The painting merely depicts a wounded man, as the title suggests, with a sword lying on his side.
It is possible that this guy was attacked using the same sword that is now about a foot away from his shoulder. For many, the painting is merely a depiction of a man; perhaps a dying man waiting for help to come. Would he die?
Well, the answer is not really provided in the painting – and current advances in technology have chanced upon something really exciting: this painting holds a lot of mystery, after all!
For the wounded man was not always wounded; and the painting did not always look like how it appears now.
In fact, the original appears to have been a wonderful moment shared by two people: a man and a woman.
Scholars have long established that the man in the painting was artist Coubert (it was long called a self-portrait) but they did not realize that beneath his seemingly wounded self-portrait was the figure of a woman lying contentedly on his shoulders.
The x-rays of today have uncovered a secret love story hidden beneath layers of paint. The original depicted happier moments together but when the two broke up, the artist decided to erase the woman from the painting.
He had such great talent that he was able to make changes to a 10-year-old painting without creating discrepancies on the final effect that it took scholars decades to discover these changes – and only with the use of x-ray technology!

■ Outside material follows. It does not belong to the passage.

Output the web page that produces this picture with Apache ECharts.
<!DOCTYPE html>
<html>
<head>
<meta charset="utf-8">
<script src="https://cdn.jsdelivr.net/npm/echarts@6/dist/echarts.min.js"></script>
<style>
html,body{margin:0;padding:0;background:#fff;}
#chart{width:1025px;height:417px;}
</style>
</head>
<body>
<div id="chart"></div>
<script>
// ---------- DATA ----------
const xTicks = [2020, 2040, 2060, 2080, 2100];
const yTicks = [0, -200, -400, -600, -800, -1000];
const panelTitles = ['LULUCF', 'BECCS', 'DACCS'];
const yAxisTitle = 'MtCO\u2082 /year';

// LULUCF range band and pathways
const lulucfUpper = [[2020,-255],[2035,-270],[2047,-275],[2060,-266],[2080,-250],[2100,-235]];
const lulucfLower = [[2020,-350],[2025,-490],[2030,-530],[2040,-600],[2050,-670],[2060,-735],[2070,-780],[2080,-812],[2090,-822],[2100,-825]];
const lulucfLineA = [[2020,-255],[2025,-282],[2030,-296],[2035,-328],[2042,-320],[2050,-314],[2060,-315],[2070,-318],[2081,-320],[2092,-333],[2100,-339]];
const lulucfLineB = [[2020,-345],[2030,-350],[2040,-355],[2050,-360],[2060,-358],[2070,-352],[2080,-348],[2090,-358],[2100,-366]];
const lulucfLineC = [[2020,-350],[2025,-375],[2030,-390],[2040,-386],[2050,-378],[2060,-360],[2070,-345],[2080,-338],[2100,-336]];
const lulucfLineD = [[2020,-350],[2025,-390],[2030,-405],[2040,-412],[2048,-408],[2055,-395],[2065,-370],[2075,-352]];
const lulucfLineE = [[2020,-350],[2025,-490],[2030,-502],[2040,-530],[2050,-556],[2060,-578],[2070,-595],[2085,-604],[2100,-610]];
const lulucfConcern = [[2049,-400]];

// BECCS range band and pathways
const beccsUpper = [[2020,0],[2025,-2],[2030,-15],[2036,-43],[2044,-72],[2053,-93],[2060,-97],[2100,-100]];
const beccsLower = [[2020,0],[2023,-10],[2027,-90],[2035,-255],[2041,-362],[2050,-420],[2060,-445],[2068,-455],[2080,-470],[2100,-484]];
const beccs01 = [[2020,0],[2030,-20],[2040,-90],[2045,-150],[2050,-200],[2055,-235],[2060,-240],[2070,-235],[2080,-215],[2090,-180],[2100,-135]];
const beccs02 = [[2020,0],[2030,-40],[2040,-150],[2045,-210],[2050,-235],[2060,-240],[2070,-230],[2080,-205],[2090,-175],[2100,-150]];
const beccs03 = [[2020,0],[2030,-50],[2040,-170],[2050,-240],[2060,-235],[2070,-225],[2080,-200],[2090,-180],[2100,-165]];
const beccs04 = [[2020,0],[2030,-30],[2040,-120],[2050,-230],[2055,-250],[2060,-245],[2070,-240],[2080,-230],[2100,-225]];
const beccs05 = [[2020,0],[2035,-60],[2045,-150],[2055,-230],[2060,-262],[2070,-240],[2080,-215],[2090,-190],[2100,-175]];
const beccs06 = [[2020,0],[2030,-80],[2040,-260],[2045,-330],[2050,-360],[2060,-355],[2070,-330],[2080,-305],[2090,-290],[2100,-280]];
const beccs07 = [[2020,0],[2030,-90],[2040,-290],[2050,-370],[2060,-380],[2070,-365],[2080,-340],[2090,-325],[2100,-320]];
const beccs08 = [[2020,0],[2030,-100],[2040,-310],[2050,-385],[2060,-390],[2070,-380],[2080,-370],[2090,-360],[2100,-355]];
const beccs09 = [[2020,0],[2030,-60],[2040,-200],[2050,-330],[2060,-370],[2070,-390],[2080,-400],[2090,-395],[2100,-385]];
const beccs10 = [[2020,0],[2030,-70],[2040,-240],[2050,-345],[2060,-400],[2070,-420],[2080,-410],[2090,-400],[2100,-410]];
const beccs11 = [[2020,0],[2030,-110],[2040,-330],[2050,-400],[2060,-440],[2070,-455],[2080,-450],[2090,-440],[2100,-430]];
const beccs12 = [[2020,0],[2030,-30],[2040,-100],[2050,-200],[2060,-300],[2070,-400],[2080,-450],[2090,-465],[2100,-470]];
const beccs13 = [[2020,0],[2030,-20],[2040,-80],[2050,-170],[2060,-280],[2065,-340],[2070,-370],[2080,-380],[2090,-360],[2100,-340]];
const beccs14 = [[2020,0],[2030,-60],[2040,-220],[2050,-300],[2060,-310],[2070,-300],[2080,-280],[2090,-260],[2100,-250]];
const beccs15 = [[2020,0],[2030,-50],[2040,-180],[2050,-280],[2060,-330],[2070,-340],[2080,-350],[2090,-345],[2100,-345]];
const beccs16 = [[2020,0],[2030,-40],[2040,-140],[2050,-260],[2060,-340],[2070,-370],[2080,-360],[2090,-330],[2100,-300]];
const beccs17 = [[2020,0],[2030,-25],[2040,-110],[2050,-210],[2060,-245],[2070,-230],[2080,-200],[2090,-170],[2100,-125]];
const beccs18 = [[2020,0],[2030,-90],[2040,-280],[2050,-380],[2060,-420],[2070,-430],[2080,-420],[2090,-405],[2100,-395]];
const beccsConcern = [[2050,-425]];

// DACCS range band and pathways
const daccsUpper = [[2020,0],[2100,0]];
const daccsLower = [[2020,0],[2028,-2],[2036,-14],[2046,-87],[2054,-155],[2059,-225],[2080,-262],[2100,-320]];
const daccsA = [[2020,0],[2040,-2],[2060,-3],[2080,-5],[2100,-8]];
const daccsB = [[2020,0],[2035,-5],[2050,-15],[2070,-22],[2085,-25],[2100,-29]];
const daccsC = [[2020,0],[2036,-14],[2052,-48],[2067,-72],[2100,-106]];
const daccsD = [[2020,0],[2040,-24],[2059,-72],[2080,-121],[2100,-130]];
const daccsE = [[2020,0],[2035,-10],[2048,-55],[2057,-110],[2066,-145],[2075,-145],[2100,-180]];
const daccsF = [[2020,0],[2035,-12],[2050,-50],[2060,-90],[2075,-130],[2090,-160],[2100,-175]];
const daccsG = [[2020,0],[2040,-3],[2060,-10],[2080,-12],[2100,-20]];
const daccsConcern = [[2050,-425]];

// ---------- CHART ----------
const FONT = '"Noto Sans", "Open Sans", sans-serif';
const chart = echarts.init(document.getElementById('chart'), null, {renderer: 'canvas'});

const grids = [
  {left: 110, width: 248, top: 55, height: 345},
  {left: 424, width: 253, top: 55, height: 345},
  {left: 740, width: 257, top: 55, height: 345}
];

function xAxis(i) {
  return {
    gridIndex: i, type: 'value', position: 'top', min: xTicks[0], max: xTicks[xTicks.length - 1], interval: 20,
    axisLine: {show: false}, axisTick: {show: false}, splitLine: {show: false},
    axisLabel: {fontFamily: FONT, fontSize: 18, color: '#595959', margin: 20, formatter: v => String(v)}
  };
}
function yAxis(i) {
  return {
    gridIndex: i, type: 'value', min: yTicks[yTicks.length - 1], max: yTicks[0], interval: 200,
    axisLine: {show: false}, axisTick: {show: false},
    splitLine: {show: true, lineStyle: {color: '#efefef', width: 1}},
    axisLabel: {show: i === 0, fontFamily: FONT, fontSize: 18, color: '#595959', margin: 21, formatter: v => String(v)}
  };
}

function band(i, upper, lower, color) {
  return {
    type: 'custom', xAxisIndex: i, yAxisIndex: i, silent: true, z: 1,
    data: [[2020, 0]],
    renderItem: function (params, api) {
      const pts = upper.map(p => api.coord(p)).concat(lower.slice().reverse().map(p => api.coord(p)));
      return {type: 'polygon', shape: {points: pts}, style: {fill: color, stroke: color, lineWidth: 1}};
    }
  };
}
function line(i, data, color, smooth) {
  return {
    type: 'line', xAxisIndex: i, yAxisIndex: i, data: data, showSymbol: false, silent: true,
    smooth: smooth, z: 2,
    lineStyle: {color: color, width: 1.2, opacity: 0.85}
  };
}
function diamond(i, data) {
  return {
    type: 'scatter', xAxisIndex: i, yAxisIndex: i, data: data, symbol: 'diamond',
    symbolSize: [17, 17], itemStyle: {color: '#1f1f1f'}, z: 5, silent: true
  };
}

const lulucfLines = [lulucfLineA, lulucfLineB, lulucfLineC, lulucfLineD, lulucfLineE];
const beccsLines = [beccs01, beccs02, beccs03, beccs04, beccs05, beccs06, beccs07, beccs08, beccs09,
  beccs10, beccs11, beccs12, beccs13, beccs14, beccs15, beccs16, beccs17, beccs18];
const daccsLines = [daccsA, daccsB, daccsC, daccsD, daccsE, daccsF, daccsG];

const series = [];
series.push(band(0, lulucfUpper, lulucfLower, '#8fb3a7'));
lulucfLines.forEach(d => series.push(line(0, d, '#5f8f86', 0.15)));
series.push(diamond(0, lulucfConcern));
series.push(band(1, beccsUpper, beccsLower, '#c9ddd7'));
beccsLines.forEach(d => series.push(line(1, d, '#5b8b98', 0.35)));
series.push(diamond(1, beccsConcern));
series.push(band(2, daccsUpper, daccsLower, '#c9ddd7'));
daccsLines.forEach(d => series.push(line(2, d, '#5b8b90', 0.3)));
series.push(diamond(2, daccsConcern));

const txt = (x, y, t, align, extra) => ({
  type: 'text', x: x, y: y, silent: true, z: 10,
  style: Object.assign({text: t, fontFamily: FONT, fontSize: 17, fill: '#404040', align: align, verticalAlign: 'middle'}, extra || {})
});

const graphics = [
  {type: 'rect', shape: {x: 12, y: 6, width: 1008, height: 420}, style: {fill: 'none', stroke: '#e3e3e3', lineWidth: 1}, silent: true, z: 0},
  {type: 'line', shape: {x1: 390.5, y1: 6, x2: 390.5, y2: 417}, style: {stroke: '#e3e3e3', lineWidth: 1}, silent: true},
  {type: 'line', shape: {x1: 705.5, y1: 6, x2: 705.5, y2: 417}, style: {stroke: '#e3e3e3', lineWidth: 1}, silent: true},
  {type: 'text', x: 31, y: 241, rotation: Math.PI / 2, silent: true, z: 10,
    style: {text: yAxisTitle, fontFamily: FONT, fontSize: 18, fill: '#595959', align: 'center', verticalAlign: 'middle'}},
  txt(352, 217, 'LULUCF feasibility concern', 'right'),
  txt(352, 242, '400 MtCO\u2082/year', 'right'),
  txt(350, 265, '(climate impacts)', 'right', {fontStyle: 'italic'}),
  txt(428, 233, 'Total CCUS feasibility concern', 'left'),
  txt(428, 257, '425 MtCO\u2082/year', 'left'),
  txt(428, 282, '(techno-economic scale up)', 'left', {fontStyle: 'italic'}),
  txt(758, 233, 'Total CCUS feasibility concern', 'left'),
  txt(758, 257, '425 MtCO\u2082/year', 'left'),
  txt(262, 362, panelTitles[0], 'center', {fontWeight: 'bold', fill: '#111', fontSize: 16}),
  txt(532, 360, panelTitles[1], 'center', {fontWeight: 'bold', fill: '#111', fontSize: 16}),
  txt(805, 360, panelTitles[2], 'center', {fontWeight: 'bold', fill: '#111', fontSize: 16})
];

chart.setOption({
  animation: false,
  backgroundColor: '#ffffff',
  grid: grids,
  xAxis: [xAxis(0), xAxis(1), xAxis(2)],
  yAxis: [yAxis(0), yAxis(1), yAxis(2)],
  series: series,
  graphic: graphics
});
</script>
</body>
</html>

The painting was believed to have been finished around 1844-1855 but now appears to be 10 years older.
Can you make out the woman in the painting and where the hand that was later covered? Weird, isn’t it? But perhaps the artist did not want to ruin a good painting yet wanted to remove traces of the woman from his memory and his work; thus, he painted over her likeness and created the wounded man.
Did you notice that his wound was at the area above his heart? This was not a random wounded artist after all but a heartbroken one!
It’s incredible what technology can uncover in centuries-old works of art without taking the piece apart! I am amazed!